Researchers from the Silesian University of Technology in Poland discovered several flaws that could be exploited to take control over some models of D-Link routers
A group of digital forensics investigators from the Silesian University of Technology in Poland reported the founding of three vulnerabilities in some D-Link router models that could be chained to take full control over the devices.
The reported flaws, and their respective identification codes, are a directory traversal (CVE-2018-10822), a password stored in plaintext flaw (CVE-2018-10824), and a Shell command injection vulnerability (CVE-2018-10823).
“We found multiple vulnerabilities on the httpd server of the D-Link router.
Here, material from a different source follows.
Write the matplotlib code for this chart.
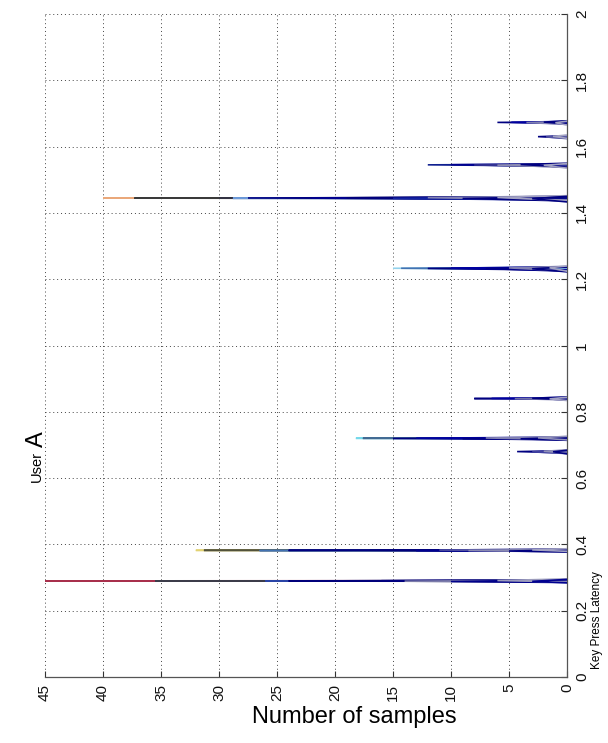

These vulnerabilities are present in multiple router models of the D-Link company. The three vulnerabilities taken together would allow someone to take full control over the router, including code execution”, is read in the security notice of the experts in digital forensics.
Vulnerabilities reside on the httpd server of some D-Link routers, including models DWR-116, DWR-111, DIR-140L, DIR-640L, DWR-512, DWR-712, DWR-912, and DWR-921.
Researchers found a directory traversal vulnerability, tracked as CVE-2018-10822, which could be exploited by remote attackers to read arbitrary files using an HTTP request. The problem was initially reported to D-Link with the key CVE-2017-6190, but the company did not correctly fix the vulnerability.
This error could be exploited to access the file that stores the device administrator password in text format, without encryption.
The password storage in plaintext flaw was tracked as CVE-2018-10824. To avoid any kind of abuse, experts did not disclose the route of the files on the router.
The investigators also reported on another bug, traced as CVE-2018-10823, which could be exploited by an authenticated attacker to execute arbitrary commands and take control of the device.
The team of researchers reported the vulnerabilities to D-Link last May, but the vendor has not yet released updates to correct them, so the experts proceeded to publicly disclose the security issues. D-Link is in process to publish the patches and fixes these bugs; in the meantime, users could ensure that their devices are not accessible via online tools such as Shodan as a basic security measure.
Again, this company is facing serious security issues; recently a group of hackers stole code signature certificates from the manufacturer of router and D-Link cameras, employing them to spread a malware to steal passwords, as reported by specialists in digital forensics from the International Institute of Cyber Security last July.